I just saw a news spot (I believe Chicago) where they had to raise to
multiple alarms on a fairly simple tho working house fire just so they
had enough firefighters to cycle them through a warming truck (I don't
remember any warming truck in Boston tho you could go sit in a truck
cab :-))

Which means thinner coverage for other areas.

Cold changes the transmission characteristics of fiber. At one point we were renting some old dark fiber from the local telephone company in northern Maine. When it would get below -15%-degree F the dB would get bad enough that the link using that fiber would stop working.
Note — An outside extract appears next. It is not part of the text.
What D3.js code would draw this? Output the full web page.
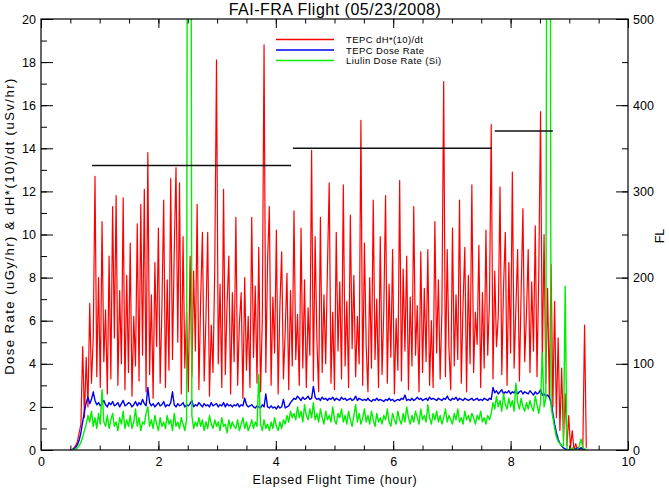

The telephone company was selling us dark fiber because regulation required them to. They refused to give us another fiber nor inspect/repair. They took the position they were required to sell us fiber, not working fiber.

Unfortunately, they’re knitting DATA caps.

:stuck_out_tongue_winking_eye:

Sorry, couldn’t resist.

Matt

Excessive cold killed us once when the air exit vents froze shut.

Fletcher,

I don’t think that’s true. I find no specs on fiber dB loss being a function of ambient temperature. I do find fiber optic application data sheets for extreme temperature applications of -500F and +500F (spacecraft). You’d think if temperature affected fiber transmission characteristics, they’d see it in space.

What you likely were seeing was connector loss, owing either to improper installation, incorrect materials, or unheated regen enclosures.

Insertion loss (IL) failures, for instance, in the cold are a direct result of cable termination component shrinkage. That’s why regen and patch enclosures need to be heated as well as cooled.

All fiber termination components have stated temperature limits. As temperatures approach -40F, the thermoplastic components in a cable’s breakout, jacketing, and fiber fanout sections shrink more than the optical glass. Ruggedized connectors help somewhat, but the rule is that you can’t let optical connectors and assemblies get really cold (or really hot).

A typical spec for a single-mode OSP connector is:

Operating -30C (-22F) to +60C (+140F)

The range for the corresponding Single Mode fiber is:

Operating -55C (-67F) to +70C (+158F)
Storage -60C (-76F) to +70C (+158F)
Installation -30C (-22F) to +50C (+122F)

All professional outside plant engineers know these requirements. So if you’re seeing failures, somebody is breaking a rule.

-mel

Out here in Manitoba we use unheated/no-electricity OSP fiber patch panel pedestals in some locations, those work without issue down to the occasional -40. Note that that’s using all high-quality components.

For Fletcher’s case, it’s also possible that:

-there had been water intrusion in a splice case or cable on the way – but then that tends to cause complete failure, either on the first occasion or not long after, and not repeating temperature-dependent fade.

-there’s a bad fusion splice on the way whose characteristics are affected by temperature.

My first step in such a case would be to OTDR the line (renting an OTDR if we were a company that didn’t own one) to see approximately where the issue is and to get an idea what kind of issue it is – Fletcher, I guess that your company did not do so at that time?

Mel;

You are absolutely right. I should have been more specific in my description of the problem.